I’ll never forget those early mornings, waking up as the sun just started to kiss the sky. A Bears camp morning. I would shower, throw on Bears gear, pack up a bag with a sharpie, stack of cards and a football and pack in the car to go to camp.
I was 10 years old when Bourbonnais became the summer home of the Chicago Bears. And they were abysmal their first few seasons at Olivet Nazarene University. But that didn’t matter.
Every summer, the opening of camp sparked a fresh glimmer of hope. A strong grasp of mental gymnastics, especially for an elementary student, were required to determine what was going to happen that would allow the Bears to turn things around.
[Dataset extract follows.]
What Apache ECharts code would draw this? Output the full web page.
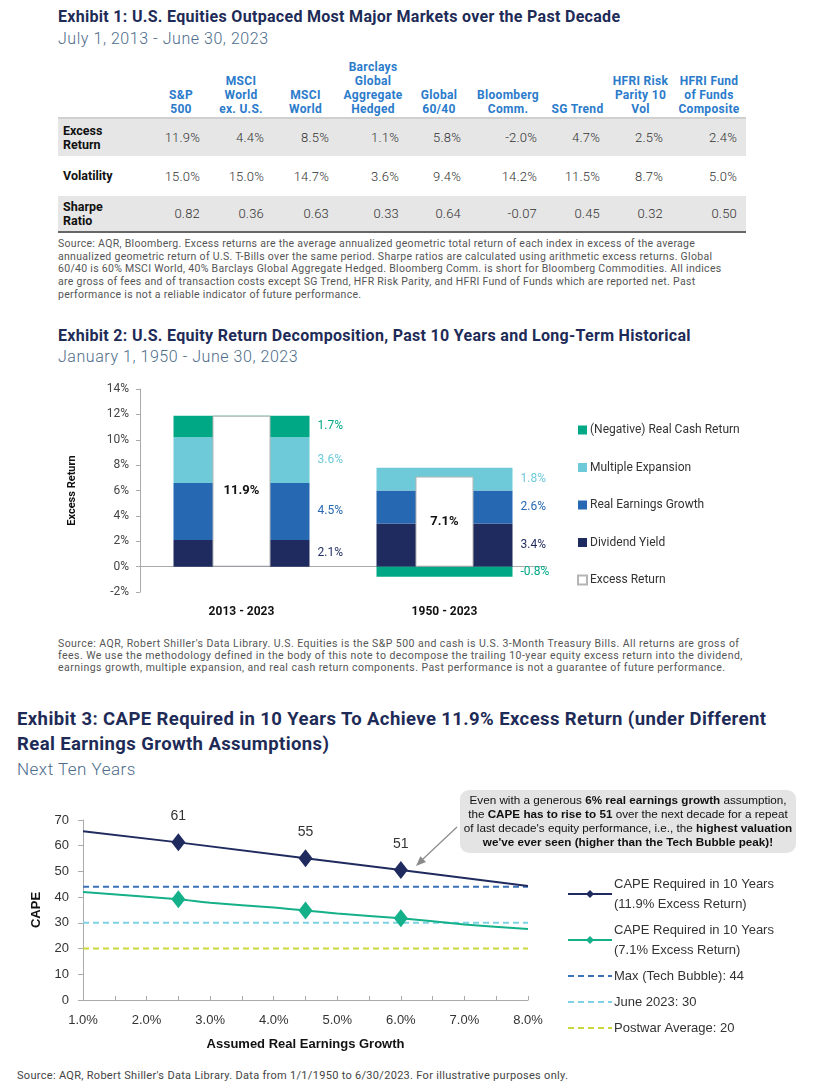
<!DOCTYPE html>
<html><head><meta charset="utf-8">
<script src="https://cdn.jsdelivr.net/npm/echarts@6/dist/echarts.min.js"></script>
<style>
body{margin:0;width:813px;height:1088px;position:relative;background:#fff;font-family:Roboto,"Liberation Sans",Arial,sans-serif;overflow:hidden}
.abs{position:absolute;white-space:nowrap}
.title{font-weight:700;color:#1e2b57;font-size:16px;line-height:18px;letter-spacing:0.3px}
.sub{font-weight:300;color:#4d6b8a;font-size:16px;line-height:18px;letter-spacing:0.55px}
.note{font-size:10.5px;color:#555;letter-spacing:0.3px}
#t1{position:absolute;left:58px;top:55px;width:688px;border-collapse:collapse;table-layout:fixed}
#t1 th{height:61px;vertical-align:bottom;padding:0 0 1px 0;color:#2b7bcb;font-size:12px;letter-spacing:0.3px;line-height:14px;font-weight:700;text-align:center;border-bottom:2px solid #d0d0d0}
#t1 td{font-size:13px;font-weight:300;color:#333;text-align:right;padding:0 9px 0 0;letter-spacing:0.2px}
#t1 td.lab{text-align:left;padding:0 0 0 5px;font-weight:700;color:#111;font-size:12.5px;line-height:14px;letter-spacing:0}
#t1 tr.g td{background:#e6e6e6}
#t1 tr.last td{border-bottom:2px solid #666}
</style></head>
<body>
<div class="abs title" style="left:58px;top:8px">Exhibit 1: U.S. Equities Outpaced Most Major Markets over the Past Decade</div>
<div class="abs sub" style="left:58px;top:30px">July 1, 2013 - June 30, 2023</div>
<table id="t1"></table>
<div class="abs note" style="left:58px;top:238px;line-height:12.7px">Source: AQR, Bloomberg. Excess returns are the average annualized geometric total return of each index in excess of the average<br>annualized geometric return of U.S. T-Bills over the same period. Sharpe ratios are calculated using arithmetic excess returns. Global<br>60/40 is 60% MSCI World, 40% Barclays Global Aggregate Hedged. Bloomberg Comm. is short for Bloomberg Commodities. All indices<br>are gross of fees and of transaction costs except SG Trend, HFR Risk Parity, and HFRI Fund of Funds which are reported net. Past<br>performance is not a reliable indicator of future performance.</div>

<div class="abs title" style="left:58px;top:327px">Exhibit 2: U.S. Equity Return Decomposition, Past 10 Years and Long-Term Historical</div>
<div class="abs sub" style="left:58px;top:348px">January 1, 1950 - June 30, 2023</div>
<div id="c2" style="position:absolute;left:0;top:370px;width:813px;height:262px"></div>
<div class="abs note" style="left:58px;top:638px;line-height:12px;letter-spacing:0.45px">Source: AQR, Robert Shiller's Data Library. U.S. Equities is the S&amp;P 500 and cash is U.S. 3-Month Treasury Bills. All returns are gross of<br>fees. We use the methodology defined in the body of this note to decompose the trailing 10-year equity excess return into the dividend,<br>earnings growth, multiple expansion, and real cash return components. Past performance is not a guarantee of future performance.</div>

<div class="abs title" style="left:17px;top:707px;font-size:18.5px;line-height:25px;letter-spacing:0.4px">Exhibit 3: CAPE Required in 10 Years To Achieve 11.9% Excess Return (under Different<br>Real Earnings Growth Assumptions)</div>
<div class="abs sub" style="left:17px;top:760px;font-size:17px;letter-spacing:0.5px">Next Ten Years</div>
<div id="c3" style="position:absolute;left:0;top:780px;width:813px;height:280px"></div>
<div class="abs note" style="left:17px;top:1069px;font-size:11px;color:#444;line-height:14px;letter-spacing:0.3px">Source: AQR, Robert Shiller's Data Library. Data from 1/1/1950 to 6/30/2023. For illustrative purposes only.</div>

<script>
// ---------- Exhibit 1 data ----------
const e1Columns = ['S&P\n500','MSCI\nWorld\nex. U.S.','MSCI\nWorld','Barclays\nGlobal\nAggregate\nHedged','Global\n60/40','Bloomberg\nComm.','SG Trend','HFRI Risk\nParity 10\nVol','HFRI Fund\nof Funds\nComposite'];
const e1RowLabels = ['Excess\nReturn','Volatility','Sharpe\nRatio'];
const e1Excess = [11.9, 4.4, 8.5, 1.1, 5.8, -2.0, 4.7, 2.5, 2.4];
const e1Volatility = [15.0, 15.0, 14.7, 3.6, 9.4, 14.2, 11.5, 8.7, 5.0];
const e1Sharpe = [0.82, 0.36, 0.63, 0.33, 0.64, -0.07, 0.45, 0.32, 0.50];

// ---------- Exhibit 2 data ----------
const e2Categories = ['2013 - 2023', '1950 - 2023'];
const e2Dividend = [2.1, 3.4];
const e2Earnings = [4.5, 2.6];
const e2Multiple = [3.6, 1.8];
const e2Cash = [1.7, -0.8];
const e2Excess = [11.9, 7.1];

// ---------- Exhibit 3 data ----------
const e3Growth119 = [1.0, 2.5, 4.5, 6.0, 8.0];
const e3Cape119 = [65.6, 61.3, 55.1, 50.6, 44.3];
const e3Growth71 = [1.0, 2.5, 3.0, 4.0, 4.5, 5.0, 6.0, 7.0, 8.0];
const e3Cape71 = [42.0, 39.2, 37.8, 36.0, 34.8, 33.6, 31.8, 29.4, 27.6];
const e3MarkerGrowth = [2.5, 4.5, 6.0];
const e3RefNames = ['Max (Tech Bubble): 44', 'June 2023: 30', 'Postwar Average: 20'];
const e3RefValues = [44, 30, 20];
const e3Range = [1.0, 8.0];

// ---------- build table ----------
(function(){
  const widths = [95,56,64,65,70,62,76,63,63,74];
  const t = document.getElementById('t1');
  let h = '<colgroup>' + widths.map(w => '<col style="width:' + w + 'px">').join('') + '</colgroup>';
  h += '<tr><th></th>' + e1Columns.map(c => '<th>' + c.replace(/&/g,'&amp;').replace(/\n/g,'<br>') + '</th>').join('') + '</tr>';
  const rows = [
    [e1Excess.map(v => v.toFixed(1) + '%'), 'g', 38],
    [e1Volatility.map(v => v.toFixed(1) + '%'), '', 40],
    [e1Sharpe.map(v => v.toFixed(2)), 'g last', 36]
  ];
  rows.forEach((r, i) => {
    h += '<tr class="' + r[1] + '" style="height:' + r[2] + 'px"><td class="lab">' + e1RowLabels[i].replace(/\n/g,'<br>') + '</td>' +
      r[0].map(v => '<td>' + v + '</td>').join('') + '</tr>';
  });
  t.innerHTML = h;
})();

// ---------- chart 2 ----------
const c2 = echarts.init(document.getElementById('c2'), null, {renderer:'canvas'});
const F2 = 'Roboto, "Liberation Sans", Arial, sans-serif';
function stackSeries(name, data, color){
  return {
    name, type:'bar', stack:'total', xAxisIndex:0, barWidth:136, data,
    itemStyle:{color},
    label:{show:true, position:'right', distance:8, color, fontSize:12, fontFamily:F2,
      formatter: p => p.value.toFixed(1) + '%'}
  };
}
c2.setOption({
  animation:false,
  textStyle:{fontFamily:F2},
  grid:{left:140, top:19, width:406, height:203, outerBoundsMode:'none', containLabel:false},
  legend:{orient:'vertical', left:572, top:48, itemWidth:9, itemHeight:9, itemGap:23.5, icon:'rect',
    textStyle:{fontSize:12, color:'#333', fontFamily:F2, lineHeight:14, padding:[0,0,0,-2]},
    data:['(Negative) Real Cash Return','Multiple Expansion','Real Earnings Growth','Dividend Yield','Excess Return']},
  xAxis:[
    {type:'category', data:e2Categories, position:'bottom', axisLine:{show:false, onZero:false}, axisTick:{show:false},
     axisLabel:{margin:14, fontSize:12, fontWeight:'bold', color:'#111', fontFamily:F2}},
    {type:'category', data:e2Categories, position:'bottom', axisLine:{show:true, onZero:true, lineStyle:{color:'#aaa'}},
     axisTick:{show:false}, axisLabel:{show:false}}
  ],
  yAxis:{type:'value', min:-2, max:14, interval:2,
    axisLine:{show:true, lineStyle:{color:'#aaa'}}, axisTick:{show:true, length:4, lineStyle:{color:'#aaa'}},
    splitLine:{show:false},
    axisLabel:{formatter:'{value}%', fontSize:12, color:'#444', margin:11, fontFamily:F2},
    name:'Excess Return', nameLocation:'middle', nameGap:62,
    nameTextStyle:{fontWeight:'bold', fontSize:11, color:'#111', fontFamily:F2}},
  series:[
    stackSeries('Dividend Yield', e2Dividend, '#1f2b5e'),
    stackSeries('Real Earnings Growth', e2Earnings, '#2768b3'),
    stackSeries('Multiple Expansion', e2Multiple, '#6ecad8'),
    stackSeries('(Negative) Real Cash Return', e2Cash, '#00a886'),
    {name:'Excess Return', type:'bar', xAxisIndex:1, barWidth:58, data:e2Excess, z:5,
     itemStyle:{color:'#ffffff', borderColor:'#b5b5b5', borderWidth:1},
     label:{show:true, position:'inside', fontWeight:'bold', fontSize:13, color:'#111', fontFamily:F2,
       formatter: p => p.value.toFixed(1) + '%'}}
  ]
});

// ---------- chart 3 ----------
const c3 = echarts.init(document.getElementById('c3'), null, {renderer:'canvas'});
const F3 = '"Liberation Sans", Arial, sans-serif';
function lineData(xs, ys, withLabels){
  return xs.map((x, i) => {
    const isMarker = e3MarkerGrowth.indexOf(x) >= 0;
    return {value:[x, ys[i]], symbol: isMarker ? 'diamond' : 'none',
      label:{show: withLabels && isMarker}};
  });
}
const refColors = ['#3a72b8','#7dd3e3','#c9d83c'];
const refSeries = e3RefNames.map((n, i) => ({
  name:n, type:'line', symbol:'none', silent:true, z:1,
  data: e3Range.map(x => [x, e3RefValues[i]]),
  lineStyle:{type:[6,4], width:2, color:refColors[i]},
  itemStyle:{color:refColors[i]}
}));
const legendNames119 = 'CAPE Required in 10 Years\n(11.9% Excess Return)';
const legendNames71 = 'CAPE Required in 10 Years\n(7.1% Excess Return)';
c3.setOption({
  animation:false,
  textStyle:{fontFamily:F3},
  grid:{left:83, top:40, width:445, height:180, outerBoundsMode:'none', containLabel:false},
  xAxis:{type:'value', min:1, max:8, interval:0.5,
    axisLine:{show:true, lineStyle:{color:'#aaa'}}, axisTick:{show:true, inside:true, length:4, lineStyle:{color:'#aaa'}},
    splitLine:{show:false},
    axisLabel:{fontSize:13, color:'#333', margin:14, fontFamily:F3,
      formatter: v => (Math.abs(v - Math.round(v)) < 1e-9 ? v.toFixed(1) + '%' : '')},
    name:'Assumed Real Earnings Growth', nameLocation:'middle', nameGap:38,
    nameTextStyle:{fontWeight:'bold', fontSize:13, color:'#111', fontFamily:F3}},
  yAxis:{type:'value', min:0, max:70, interval:10,
    axisLine:{show:true, lineStyle:{color:'#aaa'}}, axisTick:{show:true, length:5, lineStyle:{color:'#aaa'}},
    splitLine:{show:false},
    axisLabel:{fontSize:13, color:'#333', margin:14, fontFamily:F3},
    name:'CAPE', nameLocation:'middle', nameGap:40,
    nameTextStyle:{fontWeight:'bold', fontSize:13, color:'#111', fontFamily:F3}},
  legend:{orient:'vertical', left:562, top:89, itemWidth:44, itemHeight:10, itemGap:6,
    textStyle:{fontSize:13, color:'#333', lineHeight:20, fontFamily:F3, padding:[0,0,0,-3]},
    data:[legendNames119, legendNames71].concat(e3RefNames.map(n => ({name:n, itemStyle:{opacity:0}})))},
  series:[
    {name:legendNames119, type:'line', z:4,
     symbol:'diamond', symbolSize:[14,18], showSymbol:true,
     data: lineData(e3Growth119, e3Cape119, true),
     lineStyle:{color:'#1f2a5e', width:2}, itemStyle:{color:'#1f2a5e'},
     label:{position:'top', distance:10, fontSize:14, color:'#333', fontFamily:F3,
       formatter: p => String(Math.round(p.value[1]))}},
    {name:legendNames71, type:'line', z:4, smooth:0.2,
     symbol:'diamond', symbolSize:[14,18], showSymbol:true,
     data: lineData(e3Growth71, e3Cape71, false),
     lineStyle:{color:'#14b08a', width:2}, itemStyle:{color:'#14b08a'}}
  ].concat(refSeries),
  graphic:[
    {type:'rect', left:460, top:10, shape:{width:336, height:63, r:9}, style:{fill:'#e4e4e4'}, z:10},
    {type:'text', x:628, y:42, z:11, style:{
      text:'{n|Even with a generous }{b|6% real earnings growth}{n| assumption,}\n' +
           '{n|the }{b|CAPE has to rise to 51}{n| over the next decade for a repeat}\n' +
           "{n|of last decade's equity performance, i.e., the }{b|highest valuation}\n" +
           "{b|we've ever seen (higher than the Tech Bubble peak)!}",
      align:'center', verticalAlign:'middle', lineHeight:14,
      rich:{n:{fontSize:11.7, fill:'#111', fontFamily:F3, lineHeight:14},
            b:{fontSize:11.7, fontWeight:'bold', fill:'#111', fontFamily:F3, lineHeight:14}}}},
    {type:'line', z:11, shape:{x1:457, y1:47, x2:423, y2:79}, style:{stroke:'#8a8a8a', lineWidth:1.2}},
    {type:'polygon', z:11, shape:{points:[[416,86],[426,82],[420.4,76.2]]}, style:{fill:'#8a8a8a'}}
  ]
});
</script>
</body></html>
Even when they didn’t, hosting one of the most prestigious franchises in the world was a thrill. Whether it was the excitement of getting some penmanship on my Mike Brown card or contently settling for Henry Burris’ John Hancock for the third time in four days, the fact that a professional athlete — a Chicago Bear — was giving ME his autograph always tickled the mind.
Nothing was ever as exhilarating as when my friend’s mom took a few of us to dinner after a day of Bears camp and backyard football and seeing Brian Urlacher sitting with a few teammates. Still wearing my number 54 jersey from camp earlier in the day, nothing could top him spotting it, waving us over and having the host seat us next to them.
Being a young Bears fan in Bourbonnais was the greatest thing in the world.
But then high school came. By the time the Bears reached the Super Bowl my freshman year and came back to record-setting camp attendance that following summer, I had my driver’s permit and was nothing but annoyed at the traffic.
I was too old for Bears camp to still be the youthful treasure it was, but not old enough to understand how fortunate I was to have something of that magnitude in my community.
Once I became of age, having professional athletes around town could be a fun thrill on the night. There was no shortage of entertaining characters for those who dabble in people watching and if you were out on a lucky night, a more affluent player may buy a round or two.
But for the past three years, I’ve regained the childlike appreciation for the Bears calling Bourbonnais home for three weeks. As much as I love the communal aspect of covering our prep sports, having the chance to cover an NFL team, let alone the one I grew up rooting for, isn’t always comprehensible.
I had a starstruck moment my first camp, while I was serving as an intern for a former area newspaper in the summer of 2017. My first trip to a post-practice podium featured none other than Mark Sanchez. He may have been a shell of himself as a player, but the college years brief bandwagon Jets fan in me during Sanchez’s back-to-back AFC title game era couldn’t believe whose interview I was recording.
Friends, local student-athletes and their parents often ask me what it’s like to rub elbows with some of the league’s most well-known personnel. And it’s definitely something I never imagined doing in any capacity, but it’s also a job. A great job, but not one that is allowed to be much of a fan during the action. That has to wait until they head back to Halas Hall.
The daily interactions are neat, don’t get me wrong. I am more than fortunate to watch living legend Khalil Mack hone is craft. Watching Matt Nagy implement his wrinkle-filled offense is just nuts.
But the best part is seeing the smiles on those faces across the ropes. Kids standing where I once stood, watching their heroes go to work. Celebrating brief glimpses of shared experiences with the same person that is found on their phone’s lock screen.
This all came back to me last week when the Bears celebrated Community Day. I stood around a group of Kankakee Eastside football players as their eyes beamed open at Mitch Trubisky’s arrival with a pen in his hand. In an area that has seen those from outside its walls oftentimes throw backhanded compliments and unnecessary digs, seeing kids have the opportunity to take in something of this magnitude melts my heart.
And who knows, maybe one day one of those youngsters will also be fortunate enough to cross the rope, whether on the sidelines with a notepad or camera in hand or with a helmet and set of pads on.